§ What to do: Leave out the pictures and copy everything else below exactly.

§ Information shown:
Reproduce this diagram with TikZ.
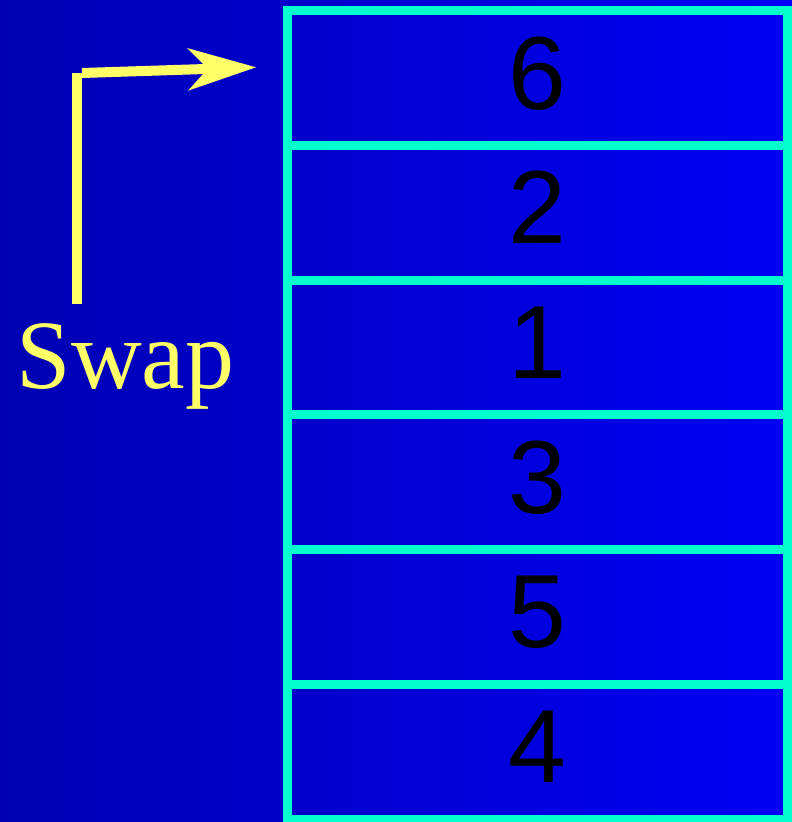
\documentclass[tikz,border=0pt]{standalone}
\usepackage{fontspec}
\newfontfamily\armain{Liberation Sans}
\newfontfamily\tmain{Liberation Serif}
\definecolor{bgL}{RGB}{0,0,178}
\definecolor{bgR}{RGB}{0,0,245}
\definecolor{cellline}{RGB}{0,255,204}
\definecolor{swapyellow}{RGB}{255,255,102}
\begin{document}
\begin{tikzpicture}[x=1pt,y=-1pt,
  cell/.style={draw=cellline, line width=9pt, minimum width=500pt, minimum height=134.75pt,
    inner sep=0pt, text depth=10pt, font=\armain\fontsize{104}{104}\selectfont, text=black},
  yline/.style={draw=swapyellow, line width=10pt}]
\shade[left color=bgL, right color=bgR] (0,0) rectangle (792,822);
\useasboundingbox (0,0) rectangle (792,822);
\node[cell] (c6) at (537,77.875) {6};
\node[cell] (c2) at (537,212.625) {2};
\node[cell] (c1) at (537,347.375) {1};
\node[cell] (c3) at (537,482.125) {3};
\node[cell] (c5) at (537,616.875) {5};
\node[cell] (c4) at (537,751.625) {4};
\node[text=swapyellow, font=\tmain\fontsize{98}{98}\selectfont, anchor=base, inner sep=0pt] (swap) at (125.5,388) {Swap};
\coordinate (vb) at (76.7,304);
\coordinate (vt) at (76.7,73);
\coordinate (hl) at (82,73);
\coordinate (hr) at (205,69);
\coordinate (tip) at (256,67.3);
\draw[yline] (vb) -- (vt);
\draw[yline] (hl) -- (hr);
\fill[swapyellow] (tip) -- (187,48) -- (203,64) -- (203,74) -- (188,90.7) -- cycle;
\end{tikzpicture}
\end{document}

§ Response to the task:
Reproduce this diagram with TikZ.
\documentclass[tikz,border=0pt]{standalone}
\usepackage{fontspec}
\newfontfamily\armain{Liberation Sans}
\newfontfamily\tmain{Liberation Serif}
\definecolor{bgL}{RGB}{0,0,178}
\definecolor{bgR}{RGB}{0,0,245}
\definecolor{cellline}{RGB}{0,255,204}
\definecolor{swapyellow}{RGB}{255,255,102}
\begin{document}
\begin{tikzpicture}[x=1pt,y=-1pt,
  cell/.style={draw=cellline, line width=9pt, minimum width=500pt, minimum height=134.75pt,
    inner sep=0pt, text depth=10pt, font=\armain\fontsize{104}{104}\selectfont, text=black},
  yline/.style={draw=swapyellow, line width=10pt}]
\shade[left color=bgL, right color=bgR] (0,0) rectangle (792,822);
\useasboundingbox (0,0) rectangle (792,822);
\node[cell] (c6) at (537,77.875) {6};
\node[cell] (c2) at (537,212.625) {2};
\node[cell] (c1) at (537,347.375) {1};
\node[cell] (c3) at (537,482.125) {3};
\node[cell] (c5) at (537,616.875) {5};
\node[cell] (c4) at (537,751.625) {4};
\node[text=swapyellow, font=\tmain\fontsize{98}{98}\selectfont, anchor=base, inner sep=0pt] (swap) at (125.5,388) {Swap};
\coordinate (vb) at (76.7,304);
\coordinate (vt) at (76.7,73);
\coordinate (hl) at (82,73);
\coordinate (hr) at (205,69);
\coordinate (tip) at (256,67.3);
\draw[yline] (vb) -- (vt);
\draw[yline] (hl) -- (hr);
\fill[swapyellow] (tip) -- (187,48) -- (203,64) -- (203,74) -- (188,90.7) -- cycle;
\end{tikzpicture}
\end{document}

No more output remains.